- [Exercise materials]
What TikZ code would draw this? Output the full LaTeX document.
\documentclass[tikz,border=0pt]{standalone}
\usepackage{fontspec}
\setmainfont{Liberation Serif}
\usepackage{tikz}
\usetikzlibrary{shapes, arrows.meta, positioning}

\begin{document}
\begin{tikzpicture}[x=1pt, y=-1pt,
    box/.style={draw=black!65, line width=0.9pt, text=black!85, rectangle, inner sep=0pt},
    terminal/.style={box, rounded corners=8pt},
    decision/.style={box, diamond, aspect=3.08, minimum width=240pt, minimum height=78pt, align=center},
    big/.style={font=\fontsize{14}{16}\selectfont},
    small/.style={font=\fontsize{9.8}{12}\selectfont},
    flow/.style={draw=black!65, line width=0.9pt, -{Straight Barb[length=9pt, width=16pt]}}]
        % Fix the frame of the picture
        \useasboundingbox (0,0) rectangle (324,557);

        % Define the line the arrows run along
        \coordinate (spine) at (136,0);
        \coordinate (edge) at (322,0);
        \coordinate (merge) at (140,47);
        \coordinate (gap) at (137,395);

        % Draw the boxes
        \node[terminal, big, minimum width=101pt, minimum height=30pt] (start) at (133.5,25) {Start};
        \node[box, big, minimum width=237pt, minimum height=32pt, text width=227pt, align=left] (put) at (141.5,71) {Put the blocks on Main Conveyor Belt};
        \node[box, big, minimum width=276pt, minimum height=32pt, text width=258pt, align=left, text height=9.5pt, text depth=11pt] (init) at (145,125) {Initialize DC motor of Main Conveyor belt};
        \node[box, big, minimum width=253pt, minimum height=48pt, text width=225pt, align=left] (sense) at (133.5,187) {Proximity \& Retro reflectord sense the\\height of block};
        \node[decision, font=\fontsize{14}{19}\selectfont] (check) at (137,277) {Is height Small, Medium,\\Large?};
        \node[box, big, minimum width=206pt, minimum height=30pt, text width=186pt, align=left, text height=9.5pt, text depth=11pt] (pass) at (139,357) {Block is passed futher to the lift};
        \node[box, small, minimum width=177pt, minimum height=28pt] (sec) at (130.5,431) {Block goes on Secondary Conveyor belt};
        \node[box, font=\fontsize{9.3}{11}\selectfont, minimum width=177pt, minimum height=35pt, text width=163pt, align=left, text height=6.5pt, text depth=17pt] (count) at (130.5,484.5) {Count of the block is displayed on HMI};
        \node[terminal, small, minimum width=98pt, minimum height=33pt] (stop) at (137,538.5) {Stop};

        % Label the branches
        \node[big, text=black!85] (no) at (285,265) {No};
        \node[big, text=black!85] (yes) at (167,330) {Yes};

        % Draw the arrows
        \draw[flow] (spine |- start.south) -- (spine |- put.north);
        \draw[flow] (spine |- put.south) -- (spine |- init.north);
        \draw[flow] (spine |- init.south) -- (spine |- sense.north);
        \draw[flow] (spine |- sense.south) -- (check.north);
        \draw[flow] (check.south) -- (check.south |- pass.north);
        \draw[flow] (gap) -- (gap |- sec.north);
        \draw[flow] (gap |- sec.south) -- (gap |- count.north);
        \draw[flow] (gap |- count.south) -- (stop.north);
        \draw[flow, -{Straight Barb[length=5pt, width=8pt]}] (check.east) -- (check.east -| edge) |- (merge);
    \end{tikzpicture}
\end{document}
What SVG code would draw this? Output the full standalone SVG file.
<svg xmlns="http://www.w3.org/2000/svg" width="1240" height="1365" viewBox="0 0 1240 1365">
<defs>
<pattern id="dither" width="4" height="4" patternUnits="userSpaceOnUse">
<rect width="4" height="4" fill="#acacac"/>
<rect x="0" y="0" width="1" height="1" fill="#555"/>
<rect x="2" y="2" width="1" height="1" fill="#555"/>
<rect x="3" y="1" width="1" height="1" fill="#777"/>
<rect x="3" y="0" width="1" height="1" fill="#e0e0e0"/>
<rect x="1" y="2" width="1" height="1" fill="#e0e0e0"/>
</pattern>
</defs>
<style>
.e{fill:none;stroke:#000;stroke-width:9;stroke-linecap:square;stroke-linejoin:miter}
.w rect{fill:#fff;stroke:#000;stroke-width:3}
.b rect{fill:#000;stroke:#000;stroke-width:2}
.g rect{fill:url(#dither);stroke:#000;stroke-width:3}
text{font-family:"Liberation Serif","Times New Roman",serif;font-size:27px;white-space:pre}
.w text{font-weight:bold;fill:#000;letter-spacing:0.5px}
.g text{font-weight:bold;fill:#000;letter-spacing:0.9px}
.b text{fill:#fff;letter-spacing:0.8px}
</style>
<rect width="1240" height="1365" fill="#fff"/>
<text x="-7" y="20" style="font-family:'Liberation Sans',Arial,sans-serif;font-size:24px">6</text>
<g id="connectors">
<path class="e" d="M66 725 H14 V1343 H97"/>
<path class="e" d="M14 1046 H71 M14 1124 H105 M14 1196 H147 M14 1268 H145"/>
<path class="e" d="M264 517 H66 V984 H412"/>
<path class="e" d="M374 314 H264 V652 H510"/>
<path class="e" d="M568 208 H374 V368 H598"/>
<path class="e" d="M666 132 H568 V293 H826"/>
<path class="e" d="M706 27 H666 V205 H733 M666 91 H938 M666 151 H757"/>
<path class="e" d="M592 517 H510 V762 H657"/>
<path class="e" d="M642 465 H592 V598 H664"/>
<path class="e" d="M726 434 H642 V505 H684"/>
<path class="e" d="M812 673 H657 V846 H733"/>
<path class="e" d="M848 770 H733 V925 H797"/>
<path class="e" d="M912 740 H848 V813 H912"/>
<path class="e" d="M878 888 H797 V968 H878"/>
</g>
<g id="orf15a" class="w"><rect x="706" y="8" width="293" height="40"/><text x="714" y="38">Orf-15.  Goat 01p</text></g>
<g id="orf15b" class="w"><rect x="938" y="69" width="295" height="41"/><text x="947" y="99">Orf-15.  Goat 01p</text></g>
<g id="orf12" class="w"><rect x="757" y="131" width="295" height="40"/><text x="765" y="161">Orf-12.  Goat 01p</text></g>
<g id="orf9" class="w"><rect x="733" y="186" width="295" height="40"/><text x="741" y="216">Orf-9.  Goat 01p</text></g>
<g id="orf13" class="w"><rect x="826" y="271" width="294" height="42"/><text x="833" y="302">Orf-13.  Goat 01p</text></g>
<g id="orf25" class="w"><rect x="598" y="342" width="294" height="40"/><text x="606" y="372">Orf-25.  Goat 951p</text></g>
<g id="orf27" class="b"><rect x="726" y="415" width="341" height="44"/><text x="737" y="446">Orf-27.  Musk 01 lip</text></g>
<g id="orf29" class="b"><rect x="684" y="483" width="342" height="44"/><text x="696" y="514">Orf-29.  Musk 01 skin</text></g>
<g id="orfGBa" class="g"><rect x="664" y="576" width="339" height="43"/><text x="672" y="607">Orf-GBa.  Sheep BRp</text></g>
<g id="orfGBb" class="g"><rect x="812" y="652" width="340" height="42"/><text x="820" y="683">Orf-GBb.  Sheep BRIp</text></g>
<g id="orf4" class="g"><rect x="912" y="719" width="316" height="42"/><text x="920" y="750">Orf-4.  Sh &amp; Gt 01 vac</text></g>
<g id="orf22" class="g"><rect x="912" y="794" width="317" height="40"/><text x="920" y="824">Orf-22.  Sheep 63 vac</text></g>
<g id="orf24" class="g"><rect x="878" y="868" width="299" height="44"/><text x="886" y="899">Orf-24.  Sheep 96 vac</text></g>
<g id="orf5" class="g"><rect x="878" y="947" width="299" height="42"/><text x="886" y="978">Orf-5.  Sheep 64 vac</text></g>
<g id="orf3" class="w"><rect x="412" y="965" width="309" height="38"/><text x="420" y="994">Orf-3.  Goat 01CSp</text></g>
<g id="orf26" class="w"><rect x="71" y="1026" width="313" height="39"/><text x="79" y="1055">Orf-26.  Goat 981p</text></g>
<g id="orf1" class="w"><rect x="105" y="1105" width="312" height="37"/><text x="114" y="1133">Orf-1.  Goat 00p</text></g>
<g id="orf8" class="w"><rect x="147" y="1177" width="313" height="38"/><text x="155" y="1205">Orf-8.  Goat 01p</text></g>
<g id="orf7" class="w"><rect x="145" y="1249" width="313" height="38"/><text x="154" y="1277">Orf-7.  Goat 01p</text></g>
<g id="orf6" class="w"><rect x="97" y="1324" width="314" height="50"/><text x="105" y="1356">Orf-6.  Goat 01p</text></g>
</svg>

- [Goal of the exercise] Return exactly, please, the lines of the material from the first one down to and including the line where "(0,0) rectangle (324,557);" appears.

- [Response for this exercise]
What TikZ code would draw this? Output the full LaTeX document.
\documentclass[tikz,border=0pt]{standalone}
\usepackage{fontspec}
\setmainfont{Liberation Serif}
\usepackage{tikz}
\usetikzlibrary{shapes, arrows.meta, positioning}

\begin{document}
\begin{tikzpicture}[x=1pt, y=-1pt,
    box/.style={draw=black!65, line width=0.9pt, text=black!85, rectangle, inner sep=0pt},
    terminal/.style={box, rounded corners=8pt},
    decision/.style={box, diamond, aspect=3.08, minimum width=240pt, minimum height=78pt, align=center},
    big/.style={font=\fontsize{14}{16}\selectfont},
    small/.style={font=\fontsize{9.8}{12}\selectfont},
    flow/.style={draw=black!65, line width=0.9pt, -{Straight Barb[length=9pt, width=16pt]}}]
        % Fix the frame of the picture
        \useasboundingbox (0,0) rectangle (324,557);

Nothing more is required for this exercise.